Does Hosting the World Cup Actually Help You Win?
A look at 90+ years of World Cup data, and where the 2026 hosts might be headed.
While watching the 2026 World Cup I’ve been impressed so far by the host nations' performances. Both the USA and Mexico have won their opening two group stage games - quite convincingly at that - and Canada showed some quality against Qatar in their Matchday 2 fixture after a tricky opening game against Bosnia and Herzegovina. This made me wonder, how well do host’s usually play compared to normal at a World Cup?
To answer that, I found some open source data covering World Cup tournaments from 1930 - 2022, thanks to Josh Fjelstul’s fantastically maintained github repo. For every host nation since 1930, I took their finish as the host and compared it to their average finish across every other World Cup they’ve qualified for (both before and after hosting - so the full career average not just recent form coming in). The idea is to understand whether something about hosting leads to reaching a further stage in the competition. For countries that have hosted multiple times (like France, Mexico, and Brazil) I used their average finish as host.
The result: 16 of 19 hosts outperformed their career average, several by a wide margin. Uruguay (1930) and England (1966) both jumped the equivalent of 5.5 tournament stages compared to their historical norm - of course, both went on to win their respective tournaments. Chile (1962) and Argentina (1978) weren’t far behind in improvement either.
Only one host got worse relative to their average, Spain in 1982. South Africa (2010) and Qatar (2022) were the only two who landed exactly on their typical level - likely due to typical group stage exits in the case of South Africa, while Qatar’s time as host was their first qualification.
However, most countries have only hosted the World Cup once, so we’re working with a very small sample which means a single data point (one great or terrible tournament) carries a lot of statistical weight. I wouldn’t run a regression on this and call it proof, but with 16 of 19 cases pointing in the same direction, it’s a pattern worth considering. With this in mind, I’m keen to see how this year’s three host nations continue to progress through the tournament. Will the home advantage continue to play out in this way, with teams over performing? My money’s on yes - but I’d love to hear your theory: crowd support, lack of travel, or federations simply building stronger squads around a home tournament?
This is the first post on The Numbers Game, if you’re into this kind of historical sports data digging, I’ll be doing one of these most weeks. If that sounds like your thing, subscribe below and you’ll get the next one straight to your inbox. While the World Cup is ongoing, I’ll be focussing on that, but will open up to other sports such as basketball and baseball as those seasons continue and pick back up! Feel free to reply with ideas or questions you’d like me to try answering, or other sports/datasets you’d like me to take a look at!



I think also particularly in the early years of hosting that there were off-pitch factors that led to host nations' performances.
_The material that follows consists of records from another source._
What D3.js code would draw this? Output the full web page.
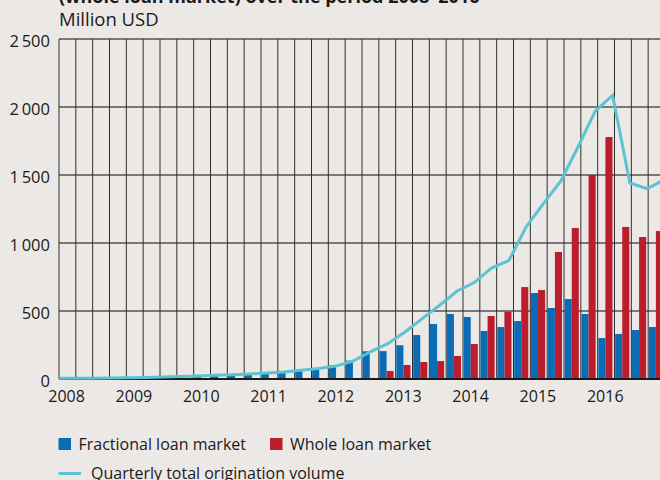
<!DOCTYPE html>
<html>
<head>
<meta charset="utf-8">
<script src="https://cdn.jsdelivr.net/npm/d3@7"></script>
<style>
  html, body { margin: 0; padding: 0; background: #ece8e5; }
  svg { display: block; font-family: "Open Sans", "Noto Sans", sans-serif; }
</style>
</head>
<body>
<div id="chart"></div>
<script>
// quarters 2008Q1 .. 2016Q4
const quarters = d3.range(2008, 2017).flatMap(y => ["Q1", "Q2", "Q3", "Q4"].map(q => y + q));

const fractional = [1, 1, 1, 1, 2, 3, 5, 9, 14, 21, 25, 33, 40, 49, 63, 77, 102, 135, 204, 205,
  248, 323, 404, 478, 456, 353, 382, 426, 632, 522, 588, 478, 301, 331, 360, 382];
const whole = [0, 0, 0, 0, 0, 0, 0, 0, 0, 0, 0, 0, 0, 0, 0, 0, 0, 0, 0, 59,
  103, 125, 132, 169, 257, 463, 495, 676, 654, 934, 1110, 1500, 1779, 1118, 1044, 1088];
const total = [5, 5, 6, 7, 9, 11, 14, 18, 22, 27, 32, 37, 44, 52, 64, 78, 95, 132, 200, 260,
  346, 444, 542, 645, 709, 816, 870, 1118, 1290, 1454, 1706, 1971, 2086, 1441, 1400, 1465];

const yearLabels = ["2008", "2009", "2010", "2011", "2012", "2013", "2014", "2015", "2016"];
const yTicks = [0, 500, 1000, 1500, 2000, 2500];

const series = ["Fractional loan market", "Whole loan market"];
const lineLabel = "Quarterly total origination volume";

const width = 660;
const height = 480;
const colors = { frac: "#0a6cb4", whole: "#bb1d2c", line: "#5cc3d3" };

const svg = d3.select("#chart").append("svg")
  .attr("width", width)
  .attr("height", height);

const x = d3.scaleBand()
  .domain(quarters)
  .range([59, 665])
  .padding(0);

const xLine = d3.scalePoint()
  .domain(quarters)
  .range([59, 664.5]);

const y = d3.scaleLinear()
  .domain([0, 2500])
  .range([379, 39]);

const sub = d3.scaleBand()
  .domain(["frac", "whole"])
  .range([x.bandwidth() * 0.04, x.bandwidth() * 0.88])
  .padding(0);

// title (cut off at top in the original)
svg.append("text")
  .attr("x", 59)
  .attr("y", 3)
  .attr("font-size", 18)
  .attr("font-weight", "bold")
  .attr("fill", "#1a1a1a")
  .text("(whole loan market) over the period 2008–2016");

svg.append("text")
  .attr("x", 59)
  .attr("y", 26)
  .attr("font-size", 18.5)
  .attr("fill", "#1a1a1a")
  .text("Million USD");

// grid
const grid = svg.append("g").attr("class", "grid");
grid.selectAll(".hgrid")
  .data(yTicks.filter(d => d > 0))
  .enter().append("line")
  .attr("class", "hgrid")
  .attr("x1", 59).attr("x2", width)
  .attr("y1", d => y(d)).attr("y2", d => y(d))
  .attr("stroke", "#555")
  .attr("stroke-width", 1.3);

grid.selectAll(".vgrid")
  .data(quarters)
  .enter().append("line")
  .attr("class", "vgrid")
  .attr("x1", d => x(d)).attr("x2", d => x(d))
  .attr("y1", y(2500)).attr("y2", y(0))
  .attr("stroke", "#2e2e2e")
  .attr("stroke-width", 1);

// bars
const bars = svg.append("g").attr("class", "bars");
bars.selectAll(".frac")
  .data(quarters)
  .enter().append("rect")
  .attr("class", "frac")
  .attr("x", d => x(d) + sub("frac"))
  .attr("width", sub.bandwidth())
  .attr("y", (d, i) => y(fractional[i]))
  .attr("height", (d, i) => y(0) - y(fractional[i]))
  .attr("fill", colors.frac);

bars.selectAll(".whole")
  .data(quarters)
  .enter().append("rect")
  .attr("class", "whole")
  .attr("x", d => x(d) + sub("whole"))
  .attr("width", sub.bandwidth())
  .attr("y", (d, i) => y(whole[i]))
  .attr("height", (d, i) => y(0) - y(whole[i]))
  .attr("fill", colors.whole);

// baseline
svg.append("line")
  .attr("x1", 59).attr("x2", width)
  .attr("y1", y(0)).attr("y2", y(0))
  .attr("stroke", "#1a1a1a")
  .attr("stroke-width", 2.2);

// total line
const line = d3.line()
  .x((d, i) => xLine(quarters[i]))
  .y(d => y(d));

svg.append("path")
  .datum(total)
  .attr("d", line)
  .attr("fill", "none")
  .attr("stroke", colors.line)
  .attr("stroke-width", 3)
  .attr("stroke-linejoin", "miter");

// y axis labels
svg.append("g").selectAll("text")
  .data(yTicks)
  .enter().append("text")
  .attr("x", 50)
  .attr("y", d => y(d) + 7.5)
  .attr("text-anchor", "end")
  .attr("font-size", 16.5)
  .attr("fill", "#1a1a1a")
  .text(d => d >= 1000 ? d3.format(",")(d).replace(",", "\u2009") : d);

// year labels
svg.append("g").selectAll("text")
  .data(yearLabels)
  .enter().append("text")
  .attr("x", d => x(d + "Q1") + x.bandwidth() * 0.45)
  .attr("y", 402)
  .attr("text-anchor", "middle")
  .attr("font-size", 16)
  .attr("fill", "#1a1a1a")
  .text(d => d);

// legend
const legend = svg.append("g").attr("class", "legend");
const legendItems = [
  { label: series[0], color: colors.frac, x: 58.5 },
  { label: series[1], color: colors.whole, x: 270 }
];
legendItems.forEach(item => {
  legend.append("rect")
    .attr("x", item.x).attr("y", 438)
    .attr("width", 12.5).attr("height", 12)
    .attr("fill", item.color);
  legend.append("text")
    .attr("x", item.x + 20).attr("y", 450)
    .attr("font-size", 16)
    .attr("fill", "#1a1a1a")
    .text(item.label);
});
legend.append("line")
  .attr("x1", 58.5).attr("x2", 81)
  .attr("y1", 473.5).attr("y2", 473.5)
  .attr("stroke", colors.line)
  .attr("stroke-width", 3);
legend.append("text")
  .attr("x", 91).attr("y", 479)
  .attr("font-size", 16)
  .attr("fill", "#1a1a1a")
  .text(lineLabel);
</script>
</body>
</html>
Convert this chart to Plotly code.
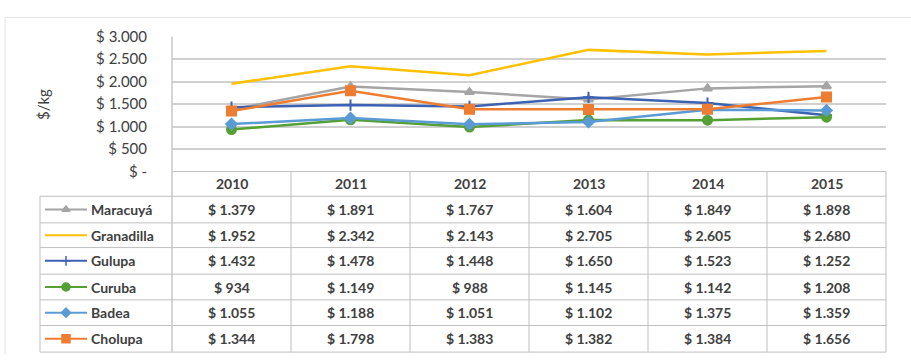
import plotly.graph_objects as go

years = ["2010", "2011", "2012", "2013", "2014", "2015"]
series_names = ["Maracuyá", "Granadilla", "Gulupa", "Curuba", "Badea", "Cholupa"]
maracuya = [1379, 1891, 1767, 1604, 1849, 1898]
granadilla = [1952, 2342, 2143, 2705, 2605, 2680]
gulupa = [1432, 1478, 1448, 1650, 1523, 1252]
curuba = [934, 1149, 988, 1145, 1142, 1208]
badea = [1055, 1188, 1051, 1102, 1375, 1359]
cholupa = [1344, 1798, 1383, 1382, 1384, 1656]
y_tickvals = [0, 500, 1000, 1500, 2000, 2500, 3000]
y_ticktext = ["$ -", "$ 500", "$ 1.000", "$ 1.500", "$ 2.000", "$ 2.500", "$ 3.000"]

all_values = [maracuya, granadilla, gulupa, curuba, badea, cholupa]
colors = ["#A5A5A5", "#FFC000", "#3D62B3", "#55A035", "#5B9BD5", "#ED7D31"]
symbols = ["triangle-up", None, "cross-thin-open", "circle", "diamond", "square"]
msizes = [8, 0, 8, 9, 8, 9]

W, H = 911, 362
FONT = "Lato"
TXT = "#404040"


def px(x):
    return x / W


def py(y):
    return 1 - y / H


def money(v):
    return "$ " + f"{v:,}".replace(",", ".")


fig = go.Figure()

# data lines
for name, vals, c, s, ms in zip(series_names, all_values, colors, symbols, msizes):
    mode = "lines+markers" if s else "lines"
    marker = dict(color=c, size=ms, symbol=s, line=dict(color=c, width=2)) if s else None
    fig.add_trace(go.Scatter(x=years, y=vals, name=name, mode=mode,
                             line=dict(color=c, width=2.5), marker=marker,
                             showlegend=False, xaxis="x", yaxis="y"))

# table geometry (pixels)
col_edges = [172, 291, 410, 529, 648, 767, 886]
row_edges = [170, 196, 224, 250, 278, 305, 332, 360]
table_left = 40
grid = "#BFBFBF"

shapes = []
shapes.append(dict(type="line", xref="paper", yref="paper", x0=px(172), x1=px(886),
                   y0=py(170), y1=py(170), line=dict(color=grid, width=1)))
for r in row_edges[1:]:
    shapes.append(dict(type="line", xref="paper", yref="paper", x0=px(table_left), x1=px(886),
                       y0=py(r), y1=py(r), line=dict(color=grid, width=1)))
shapes.append(dict(type="line", xref="paper", yref="paper", x0=px(table_left), x1=px(table_left),
                   y0=py(196), y1=py(360), line=dict(color=grid, width=1)))
shapes.append(dict(type="line", xref="paper", yref="paper", x0=px(172), x1=px(172),
                   y0=py(28), y1=py(360), line=dict(color="#C8C8C8", width=1.5)))
for cx in col_edges[1:]:
    shapes.append(dict(type="line", xref="paper", yref="paper", x0=px(cx), x1=px(cx),
                       y0=py(170), y1=py(360), line=dict(color=grid, width=1)))
shapes.append(dict(type="line", xref="paper", yref="paper", x0=px(5), x1=px(911),
                   y0=py(8), y1=py(8), line=dict(color="#E3E3E3", width=1)))
shapes.append(dict(type="line", xref="paper", yref="paper", x0=px(5), x1=px(5),
                   y0=py(8), y1=py(362), line=dict(color="#E3E3E3", width=1)))

annotations = []
for i, yr in enumerate(years):
    cx = (col_edges[i] + col_edges[i + 1]) / 2
    annotations.append(dict(text=yr, x=px(cx), y=py(183), xref="paper", yref="paper",
                            showarrow=False, xanchor="center", yanchor="middle",
                            font=dict(family=FONT, size=14, color=TXT, weight="bold")))
for ri, (name, vals, c, s, ms) in enumerate(zip(series_names, all_values, colors, symbols, msizes)):
    yc = (row_edges[ri + 1] + row_edges[ri + 2]) / 2
    annotations.append(dict(text=name, x=px(89), y=py(yc), xref="paper", yref="paper",
                            showarrow=False, xanchor="left", yanchor="middle",
                            font=dict(family=FONT, size=14, color=TXT, weight="bold")))
    for ci, v in enumerate(vals):
        cx = (col_edges[ci] + col_edges[ci + 1]) / 2
        annotations.append(dict(text=money(v), x=px(cx), y=py(yc), xref="paper", yref="paper",
                                showarrow=False, xanchor="center", yanchor="middle",
                                font=dict(family=FONT, size=14, color=TXT, weight="bold")))
    # legend key: line + single centre marker on a pixel overlay axis
    fig.add_trace(go.Scatter(x=[45, 87], y=[yc, yc], mode="lines",
                             line=dict(color=c, width=2),
                             showlegend=False, hoverinfo="skip", xaxis="x2", yaxis="y2"))
    if s:
        fig.add_trace(go.Scatter(x=[66], y=[yc], mode="markers",
                                 marker=dict(color=c, size=ms - 1, symbol=s, line=dict(color=c, width=1.5)),
                                 showlegend=False, hoverinfo="skip", xaxis="x2", yaxis="y2"))

annotations.append(dict(text="$/kg", x=px(43), y=py(100), xref="paper", yref="paper",
                        showarrow=False, textangle=-90, xanchor="center", yanchor="middle",
                        font=dict(family=FONT, size=15, color=TXT)))

fig.update_layout(
    width=W, height=H,
    margin=dict(l=0, r=0, t=0, b=0),
    paper_bgcolor="white", plot_bgcolor="rgba(0,0,0,0)",
    showlegend=False,
    xaxis=dict(domain=[px(172), px(886)], type="category", range=[-0.5, 5.5],
               showticklabels=False, showgrid=False, zeroline=False, showline=False, ticks=""),
    yaxis=dict(domain=[py(170), py(28)], range=[0, 3000],
               tickvals=y_tickvals, ticktext=y_ticktext,
               showgrid=True, gridcolor="#D0D0D0", gridwidth=2, zeroline=False, showline=False,
               ticks="outside", ticklen=21, tickcolor="rgba(0,0,0,0)",
               tickfont=dict(family=FONT, size=15, color=TXT)),
    xaxis2=dict(domain=[0, 1], range=[0, W], visible=False, fixedrange=True),
    yaxis2=dict(domain=[0, 1], range=[H, 0], visible=False, fixedrange=True),
    shapes=shapes,
    annotations=annotations,
)

fig.write_html("out.html")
Whether it be Mussolini's handpicking of refs for the 1934 World Cup, Argentina's antics in their home tournament in 78 or even England sending Portugal to Merseyside for a World Cup Semi Final (Vs England) in Wembley. A lot of the early modern world cups are marred by controversy and scandal.
Solid post! The trend is already set to continue for at least 1/3 hosts as Canada didn’t even manage a point in Qatar last time around and are through to the knockout stage this time!